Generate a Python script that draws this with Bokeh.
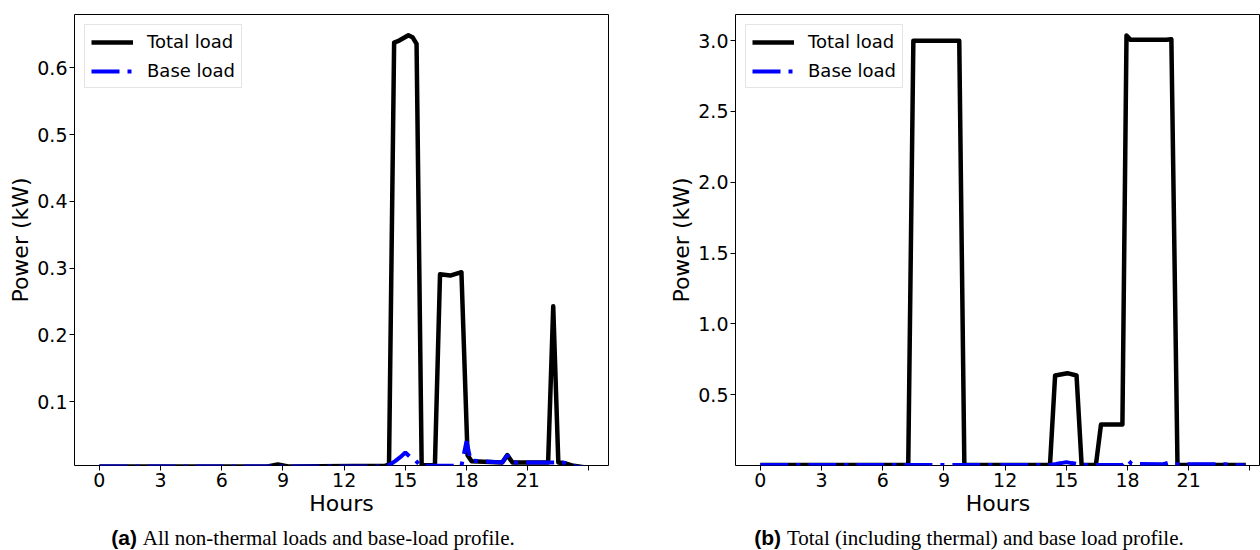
from bokeh.plotting import figure
from bokeh.layouts import column, row
from bokeh.models import Range1d, FixedTicker, Div, PrintfTickFormatter
from bokeh.embed import file_html
from bokeh.resources import INLINE

# ---- data (hours of the day, power in kW) ----
# (a) all non-thermal loads
hours_a = [0.0, 8.25, 8.75, 9.25, 14.0, 14.2, 14.45, 14.7, 15.15, 15.35, 15.55, 15.8,
           16.45, 16.7, 17.2, 17.75, 18.05, 18.25, 19.75, 20.0, 20.25, 22.0, 22.25,
           22.5, 22.8, 23.25, 23.75]
total_a = [0.003, 0.003, 0.006, 0.003, 0.004, 0.006, 0.638, 0.641, 0.649, 0.646, 0.636, 0.005,
           0.005, 0.291, 0.289, 0.294, 0.020, 0.011, 0.009, 0.020, 0.009, 0.009, 0.243,
           0.009, 0.008, 0.004, 0.002]

# (b) total load including thermal
hours_b = [0.0, 7.25, 7.5, 9.75, 10.0, 14.2, 14.45, 15.05, 15.5, 15.75, 16.45, 16.7,
           17.75, 17.95, 18.15, 19.9, 20.15, 20.45, 23.8]
total_b = [0.003, 0.003, 3.0, 3.0, 0.003, 0.004, 0.636, 0.652, 0.636, 0.004, 0.004, 0.29,
           0.29, 3.037, 3.006, 3.006, 3.01, 0.004, 0.003]

# base load profile (shared by both panels)
hours_base = [0.0, 14.0, 14.25, 14.5, 14.75, 15.0, 15.25, 15.5, 15.75, 17.75, 18.0, 18.2,
              19.75, 20.0, 20.25, 22.75, 23.0, 23.5, 23.75]
base_load = [0.003, 0.003, 0.006, 0.011, 0.017, 0.024, 0.017, 0.012, 0.004, 0.004, 0.041, 0.012,
             0.009, 0.020, 0.009, 0.009, 0.006, 0.002, 0.002]

hour_ticks = [0, 3, 6, 9, 12, 15, 18, 21, 24]
yticks_a = [0.1, 0.2, 0.3, 0.4, 0.5, 0.6]
yticks_b = [0.5, 1.0, 1.5, 2.0, 2.5, 3.0]

FONT = "DejaVu Sans"


def make_panel(width, border_left, border_right, x_end, y_range, yticks, hours, total):
    p = figure(width=width, height=522, output_backend="svg", toolbar_location=None,
               x_range=Range1d(-1.22, x_end), y_range=Range1d(*y_range),
               min_border_left=border_left, min_border_right=border_right,
               min_border_top=14, min_border_bottom=57)
    p.grid.visible = False
    p.background_fill_color = "white"
    p.outline_line_color = "black"
    p.outline_line_width = 1

    p.line(hours, total, line_color="black", line_width=4.5, line_join="round",
           legend_label="Total load")
    p.line(hours_base, base_load, line_color="blue", line_width=4, line_dash="28 8 4 8",
           legend_label="Base load")

    p.xaxis.ticker = FixedTicker(ticks=hour_ticks)
    p.xaxis.major_label_overrides = {24: ""}
    p.yaxis.ticker = FixedTicker(ticks=yticks)
    p.yaxis.formatter = PrintfTickFormatter(format="%.1f")
    p.xaxis.axis_label = "Hours"
    p.yaxis.axis_label = "Power (kW)"
    for ax in (p.xaxis, p.yaxis):
        ax.axis_line_color = None
        ax.minor_tick_line_color = None
        ax.major_tick_in = 0
        ax.major_tick_out = 5
        ax.major_tick_line_color = "black"
        ax.major_label_text_font = FONT
        ax.major_label_text_font_size = "19px"
        ax.major_label_text_color = "black"
        ax.major_label_standoff = 2
        ax.axis_label_text_font = FONT
        ax.axis_label_text_font_size = "22px"
        ax.axis_label_text_font_style = "normal"
        ax.axis_label_text_color = "black"
        ax.axis_label_standoff = 1

    lg = p.legend[0]
    lg.location = "top_left"
    lg.margin = 10
    lg.padding = 6
    lg.spacing = 8
    lg.glyph_width = 42
    lg.glyph_height = 20
    lg.label_height = 20
    lg.label_standoff = 14
    lg.label_text_font = FONT
    lg.label_text_font_size = "18px"
    lg.label_text_color = "black"
    lg.border_line_color = "#cccccc"
    lg.border_line_width = 1
    lg.background_fill_alpha = 0.85
    return p


p1 = make_panel(630, 74, 22, 24.96, (0.0045, 0.68), yticks_a, hours_a, total_a)
p2 = make_panel(630, 105, 0, 24.52, (0.0, 3.185), yticks_b, hours_b, total_b)

caption_html = (
    '<div style="position:relative;width:1260px;height:28px;font-size:21px;color:black;">'
    '<div style="position:absolute;left:13px;top:1px;width:600px;text-align:center;white-space:nowrap;">'
    '<span style="font-family:\'Liberation Sans\';font-weight:bold;">(a)</span> '
    '<span style="font-family:\'Liberation Serif\';">All non-thermal loads and base-load profile.</span>'
    '</div>'
    '<div style="position:absolute;left:669px;top:1px;width:600px;text-align:center;white-space:nowrap;">'
    '<span style="font-family:\'Liberation Sans\';font-weight:bold;">(b)</span> '
    '<span style="font-family:\'Liberation Serif\';">Total (including thermal) and base load profile.</span>'
    '</div>'
    '</div>'
)
captions = Div(text=caption_html, width=1260, height=28, margin=0)

layout = column(row(p1, p2), captions)

with open("out.html", "w") as f:
    f.write(file_html(layout, INLINE))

◇ ◇ ◇ ◇ ◇

Exercise brief: Give all the lines above again, character for character, without pictures.

Written reply:
Generate a Python script that draws this with Bokeh.
from bokeh.plotting import figure
from bokeh.layouts import column, row
from bokeh.models import Range1d, FixedTicker, Div, PrintfTickFormatter
from bokeh.embed import file_html
from bokeh.resources import INLINE

# ---- data (hours of the day, power in kW) ----
# (a) all non-thermal loads
hours_a = [0.0, 8.25, 8.75, 9.25, 14.0, 14.2, 14.45, 14.7, 15.15, 15.35, 15.55, 15.8,
           16.45, 16.7, 17.2, 17.75, 18.05, 18.25, 19.75, 20.0, 20.25, 22.0, 22.25,
           22.5, 22.8, 23.25, 23.75]
total_a = [0.003, 0.003, 0.006, 0.003, 0.004, 0.006, 0.638, 0.641, 0.649, 0.646, 0.636, 0.005,
           0.005, 0.291, 0.289, 0.294, 0.020, 0.011, 0.009, 0.020, 0.009, 0.009, 0.243,
           0.009, 0.008, 0.004, 0.002]

# (b) total load including thermal
hours_b = [0.0, 7.25, 7.5, 9.75, 10.0, 14.2, 14.45, 15.05, 15.5, 15.75, 16.45, 16.7,
           17.75, 17.95, 18.15, 19.9, 20.15, 20.45, 23.8]
total_b = [0.003, 0.003, 3.0, 3.0, 0.003, 0.004, 0.636, 0.652, 0.636, 0.004, 0.004, 0.29,
           0.29, 3.037, 3.006, 3.006, 3.01, 0.004, 0.003]

# base load profile (shared by both panels)
hours_base = [0.0, 14.0, 14.25, 14.5, 14.75, 15.0, 15.25, 15.5, 15.75, 17.75, 18.0, 18.2,
              19.75, 20.0, 20.25, 22.75, 23.0, 23.5, 23.75]
base_load = [0.003, 0.003, 0.006, 0.011, 0.017, 0.024, 0.017, 0.012, 0.004, 0.004, 0.041, 0.012,
             0.009, 0.020, 0.009, 0.009, 0.006, 0.002, 0.002]

hour_ticks = [0, 3, 6, 9, 12, 15, 18, 21, 24]
yticks_a = [0.1, 0.2, 0.3, 0.4, 0.5, 0.6]
yticks_b = [0.5, 1.0, 1.5, 2.0, 2.5, 3.0]

FONT = "DejaVu Sans"


def make_panel(width, border_left, border_right, x_end, y_range, yticks, hours, total):
    p = figure(width=width, height=522, output_backend="svg", toolbar_location=None,
               x_range=Range1d(-1.22, x_end), y_range=Range1d(*y_range),
               min_border_left=border_left, min_border_right=border_right,
               min_border_top=14, min_border_bottom=57)
    p.grid.visible = False
    p.background_fill_color = "white"
    p.outline_line_color = "black"
    p.outline_line_width = 1

    p.line(hours, total, line_color="black", line_width=4.5, line_join="round",
           legend_label="Total load")
    p.line(hours_base, base_load, line_color="blue", line_width=4, line_dash="28 8 4 8",
           legend_label="Base load")

    p.xaxis.ticker = FixedTicker(ticks=hour_ticks)
    p.xaxis.major_label_overrides = {24: ""}
    p.yaxis.ticker = FixedTicker(ticks=yticks)
    p.yaxis.formatter = PrintfTickFormatter(format="%.1f")
    p.xaxis.axis_label = "Hours"
    p.yaxis.axis_label = "Power (kW)"
    for ax in (p.xaxis, p.yaxis):
        ax.axis_line_color = None
        ax.minor_tick_line_color = None
        ax.major_tick_in = 0
        ax.major_tick_out = 5
        ax.major_tick_line_color = "black"
        ax.major_label_text_font = FONT
        ax.major_label_text_font_size = "19px"
        ax.major_label_text_color = "black"
        ax.major_label_standoff = 2
        ax.axis_label_text_font = FONT
        ax.axis_label_text_font_size = "22px"
        ax.axis_label_text_font_style = "normal"
        ax.axis_label_text_color = "black"
        ax.axis_label_standoff = 1

    lg = p.legend[0]
    lg.location = "top_left"
    lg.margin = 10
    lg.padding = 6
    lg.spacing = 8
    lg.glyph_width = 42
    lg.glyph_height = 20
    lg.label_height = 20
    lg.label_standoff = 14
    lg.label_text_font = FONT
    lg.label_text_font_size = "18px"
    lg.label_text_color = "black"
    lg.border_line_color = "#cccccc"
    lg.border_line_width = 1
    lg.background_fill_alpha = 0.85
    return p


p1 = make_panel(630, 74, 22, 24.96, (0.0045, 0.68), yticks_a, hours_a, total_a)
p2 = make_panel(630, 105, 0, 24.52, (0.0, 3.185), yticks_b, hours_b, total_b)

caption_html = (
    '<div style="position:relative;width:1260px;height:28px;font-size:21px;color:black;">'
    '<div style="position:absolute;left:13px;top:1px;width:600px;text-align:center;white-space:nowrap;">'
    '<span style="font-family:\'Liberation Sans\';font-weight:bold;">(a)</span> '
    '<span style="font-family:\'Liberation Serif\';">All non-thermal loads and base-load profile.</span>'
    '</div>'
    '<div style="position:absolute;left:669px;top:1px;width:600px;text-align:center;white-space:nowrap;">'
    '<span style="font-family:\'Liberation Sans\';font-weight:bold;">(b)</span> '
    '<span style="font-family:\'Liberation Serif\';">Total (including thermal) and base load profile.</span>'
    '</div>'
    '</div>'
)
captions = Div(text=caption_html, width=1260, height=28, margin=0)

layout = column(row(p1, p2), captions)

with open("out.html", "w") as f:
    f.write(file_html(layout, INLINE))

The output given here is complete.